◆ Objective ◆
Extract every line that contains the word "script".

[Begin Rows]

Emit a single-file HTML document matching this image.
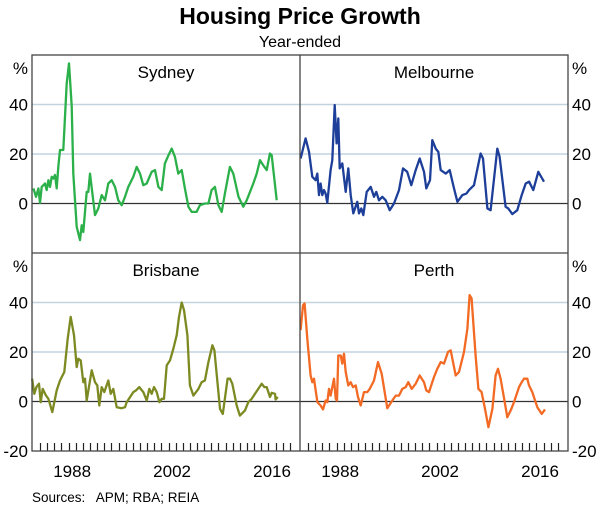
<!DOCTYPE html>
<html><head><meta charset="utf-8"><style>
body{margin:0;background:#fff;}
svg text{font-family:"Liberation Sans",Arial,sans-serif;fill:#000;}
</style></head><body>
<svg id="chart" width="600" height="511" viewBox="0 0 600 511" xmlns="http://www.w3.org/2000/svg">
<text x="300" y="24" font-size="23" font-weight="bold" text-anchor="middle">Housing Price Growth</text>
<text x="300" y="47" font-size="16" text-anchor="middle">Year-ended</text>
<text x="32" y="502" font-size="13.5" style="white-space:pre">Sources:   APM; RBA; REIA</text>
<g id="grid"></g><g id="lines"></g><g id="frame"></g>
</svg>
<script>
const tickYears = [1984,1985,1986,1987,1988,1989,1990,1991,1992,1993,1994,1995,1996,1997,1998,1999,2000,2001,2002,2003,2004,2005,2006,2007,2008,2009,2010,2011,2012,2013,2014,2015,2016,2017,2018,2019];
const xLabels = [1988,2002,2016];
const yTicks = [40,20,0];
const sydT = [1983.07,1983.44,1983.77,1984.0,1984.24,1984.7,1984.94,1985.17,1985.4,1985.64,1985.87,1986.1,1986.34,1986.57,1986.8,1987.27,1987.74,1988.06,1988.44,1988.67,1989.14,1989.6,1989.84,1990.07,1990.54,1990.77,1991.0,1991.7,1992.17,1992.64,1993.1,1993.57,1994.04,1994.5,1994.97,1995.44,1995.9,1996.37,1997.07,1997.54,1998.0,1998.47,1998.94,1999.64,2000.1,2000.58,2001.04,2001.5,2002.0,2002.44,2002.9,2003.37,2003.84,2004.3,2004.78,2005.24,2005.94,2006.4,2007.1,2007.58,2008.04,2008.5,2008.98,2009.45,2009.9,2010.6,2011.08,2011.8,2012.48,2012.95,2013.41,2013.88,2014.35,2014.81,2015.28,2015.75,2016.2,2016.45,2017.15];
const sydV = [6.1,2.7,6.1,0.3,6.7,8.1,5.4,9.4,6.7,10.8,10.1,11.5,6.1,14.8,21.6,21.6,48.5,56.6,39.4,12.1,-9.4,-14.8,-8.8,-11.5,4.7,4.7,12.1,-4.7,-2.0,3.4,1.3,8.1,9.4,6.7,1.3,-0.7,2.7,6.7,10.8,14.8,12.1,7.4,8.1,12.8,13.5,6.7,5.4,16.2,19.5,22.2,18.9,12.1,13.5,6.1,-1.3,-3.4,-3.4,-0.7,0,0,5.4,6.7,-0.7,-3.4,4.0,14.8,12.1,2.7,-1.3,1.3,4.7,8.1,12.1,17.5,15.4,13.5,20.2,19.5,1.3];
const melT = [1982.97,1983.67,1984.14,1984.6,1985.07,1985.3,1985.54,1985.77,1986.0,1986.24,1986.47,1986.7,1987.17,1987.4,1987.74,1988.0,1988.25,1988.44,1988.8,1989.28,1989.65,1989.98,1990.35,1990.9,1991.14,1991.47,1991.75,1992.22,1992.78,1993.25,1993.57,1993.94,1994.4,1994.88,1995.44,1996.05,1996.75,1997.3,1997.9,1998.47,1999.08,1999.64,2000.25,2000.57,2001.09,2001.41,2001.88,2002.25,2002.58,2003.28,2003.84,2004.45,2004.92,2005.62,2006.18,2006.55,2007.25,2008.18,2008.51,2009.12,2009.58,2010.52,2010.84,2011.68,2012.06,2012.62,2013.32,2013.93,2014.49,2014.96,2015.56,2016.26,2017.05];
const melV = [18.2,26.3,20.9,10.8,9.4,12.1,3.4,8.1,3.4,5.4,4.0,0.3,13.5,17.5,39.8,24.3,34.4,14.2,16.2,4.7,14.2,3.4,-4.0,0.7,-4.0,-2.0,-4.7,4.7,6.7,2.7,4.7,1.3,2.7,1.3,-2.7,0,5.4,14.2,12.8,7.4,13.5,18.2,12.8,6.1,9.4,25.6,22.2,20.9,13.5,12.1,13.5,6.1,0.7,3.4,4.0,5.4,7.4,20.2,18.2,-2.0,-2.7,22.2,18.9,-1.3,-2.0,-4.3,-2.7,3.4,8.1,8.8,5.4,12.8,8.8];
const briT = [1982.9,1983.2,1983.5,1983.86,1984.1,1984.38,1984.84,1985.17,1985.73,1986.34,1986.8,1987.41,1987.88,1988.3,1988.76,1989.14,1989.37,1989.7,1990.07,1990.3,1990.54,1991.24,1991.7,1992.03,1992.3,1992.64,1993.0,1993.57,1993.9,1994.27,1994.74,1995.44,1995.9,1996.14,1997.07,1997.45,1997.91,1998.47,1998.94,1999.31,1999.64,1999.97,2000.34,2000.72,2001.04,2001.37,2001.74,2002.21,2002.68,2003.14,2003.47,2003.84,2004.17,2004.64,2005.0,2005.48,2006.18,2006.64,2007.1,2007.58,2008.14,2008.42,2009.21,2009.6,2010.28,2010.61,2010.94,2011.55,2012.0,2012.71,2013.18,2013.65,2014.11,2015.05,2015.42,2015.75,2016.22,2016.45,2016.92,2017.0,2017.3];
const briV = [9.2,3.1,5.8,7.2,-0.3,5.1,2.4,1.1,-4.3,4.5,8.5,11.9,25.4,34.2,26.8,13.9,17.3,16.6,7.8,9.2,0.4,12.6,7.8,6.5,-1.6,5.8,3.8,8.5,3.1,5.1,-2.3,-2.7,-2.3,-0.3,3.8,4.5,5.8,3.8,0.4,5.1,3.1,5.8,3.8,-0.3,1.1,1.1,14.6,16.6,21.4,26.8,34.2,40,36.9,26.8,6.5,2.4,5.1,7.8,8.5,15.9,22.7,20.7,-3.0,-5.0,9.2,9.2,7.2,-1.6,-5.7,-3.6,-0.3,1.1,3.1,7.2,5.8,5.8,1.8,3.5,3.1,0.8,1.8];
const perT = [1982.97,1983.3,1983.53,1983.9,1984.37,1984.6,1984.84,1985.31,1985.77,1986.1,1986.47,1986.7,1986.94,1987.17,1987.64,1987.88,1988.06,1988.25,1988.58,1988.81,1989.04,1989.28,1989.65,1989.98,1990.3,1990.68,1991.0,1991.38,1991.84,1992.31,1992.64,1993.24,1993.8,1994.32,1995.11,1995.81,1996.28,1996.75,1997.21,1997.68,1998.05,1998.52,1999.08,1999.64,2000.25,2000.57,2000.95,2001.65,2002.11,2002.58,2003.05,2003.61,2003.98,2004.68,2005.15,2005.85,2006.32,2006.64,2006.92,2007.48,2007.86,2008.32,2008.79,2009.26,2009.82,2010.28,2010.61,2010.98,2011.59,2011.92,2012.39,2012.85,2013.55,2013.93,2014.25,2014.72,2014.95,2015.42,2016.12,2016.73,2017.19];
const perV = [28.8,38.9,39.6,25.4,10.5,7.8,9.2,-0.3,-1.6,-3.2,0.4,-0.3,5.1,2.4,9.2,1.1,0.4,18.6,18.6,15.3,19.3,11.9,6.5,7.8,5.8,6.5,1.8,-1.6,3.8,3.8,5.1,8.5,15.9,11.2,-2.7,0.4,2.4,2.4,5.1,5.8,7.8,5.1,7.2,10.5,7.8,4.5,3.8,9.9,13.2,15.9,15.3,20.0,20.7,10.5,11.9,20.0,29.5,43.0,41.6,18.6,5.1,3.8,-3.0,-10.4,-3.0,10.5,13.2,9.2,-0.9,-6.4,-3.6,-0.3,5.8,7.8,9.2,9.2,6.5,3.8,-2.3,-5.0,-3.2];

const NS='http://www.w3.org/2000/svg';
const L=32,R=568,M=300,T=55,MID=253,B=451;
const PX=7.14, Y0=1982.88, PY=2.475;
function xs(year,left){return left+(year-Y0)*PX;}
function ys(v,top){return top+(60-v)*PY;}
function mk(tag,attrs,parent){const e=document.createElementNS(NS,tag);for(const k in attrs)e.setAttribute(k,attrs[k]);parent.appendChild(e);return e;}
const grid=document.getElementById('grid'),lines=document.getElementById('lines'),frame=document.getElementById('frame');
const panels=[
 {name:'sydney',title:'Sydney',left:L,top:T,t:sydT,v:sydV,color:'#2bb04a'},
 {name:'melbourne',title:'Melbourne',left:M,top:T,t:melT,v:melV,color:'#1d3f99'},
 {name:'brisbane',title:'Brisbane',left:L,top:MID,t:briT,v:briV,color:'#7d8a22'},
 {name:'perth',title:'Perth',left:M,top:MID,t:perT,v:perV,color:'#f26a24'}];
panels.forEach(p=>{
  const w=268;
  yTicks.forEach(v=>{
    const y=ys(v,p.top);
    const g=mk('line',{x1:p.left,x2:p.left+w,y1:y,y2:y,stroke:v===0?'#333':'#c4d4df','stroke-width':v===0?1.2:1.5},grid);
    
    
  });
  const d=p.t.map((t,i)=>(i?'L':'M')+xs(t,p.left).toFixed(1)+','+ys(p.v[i],p.top).toFixed(1)).join('');
  const path=mk('path',{d:d,fill:'none',stroke:p.color,'stroke-width':2.3,'stroke-linejoin':'round'},lines);
  
  
  const tt=mk('text',{x:p.left+134,y:p.top+23,'font-size':17,'text-anchor':'middle'},frame);
  tt.textContent=p.title;
  
  
  if(p.top===MID){
    tickYears.forEach(yr=>{
      const x=Math.round(xs(yr,p.left))+0.5;
      const tk=mk('line',{x1:x,x2:x,y1:B,y2:B-8,stroke:'#222','stroke-width':1.2},frame);
      
      
    });
    xLabels.forEach(yr=>{
      const lb=mk('text',{x:xs(yr+0.5,p.left),y:B+26,'font-size':17,'text-anchor':'middle'},frame);
      lb.textContent=yr;
      
      
    });
  }
});
[T,MID].forEach(top=>{
  const vals=top===MID?[40,20,0,-20]:[40,20,0];
  [[L-4,'end'],[R+4,'start']].forEach(([x,anc])=>{
    const pc=mk('text',{x:x,y:top+19,'font-size':17,'text-anchor':anc},frame);
    pc.textContent='%';
    
    
    vals.forEach(v=>{
      const t=mk('text',{x:x,y:ys(v,top)+6,'font-size':17,'text-anchor':anc},frame);
      t.textContent=v;
      
      
    });
  });
});
const box=mk('rect',{x:L,y:T,width:R-L,height:B-T,fill:'none',stroke:'#444','stroke-width':1.3},frame);


const vd=mk('line',{x1:M,x2:M,y1:T,y2:B,stroke:'#444','stroke-width':1.3},frame);


const hd=mk('line',{x1:L,x2:R,y1:MID,y2:MID,stroke:'#444','stroke-width':1.3},frame);


</script>
</body></html>
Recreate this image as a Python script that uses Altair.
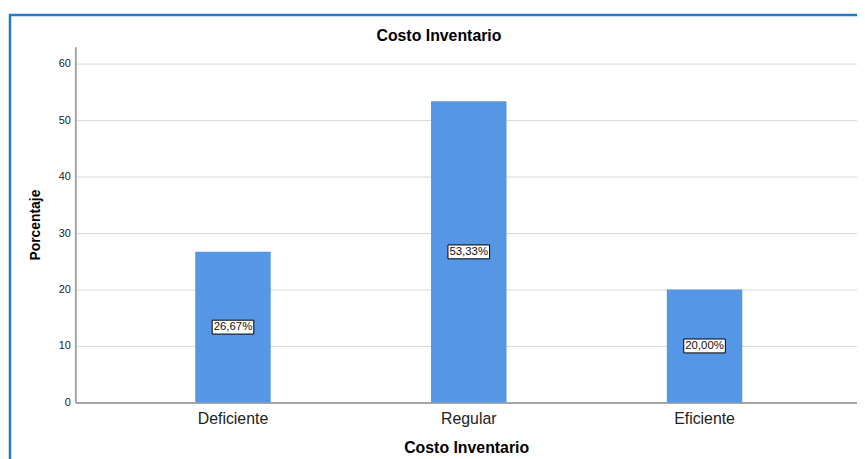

[End Rows]

◆ Exercise response ◆
<script>
</script>
Recreate this image as a Python script that uses Altair.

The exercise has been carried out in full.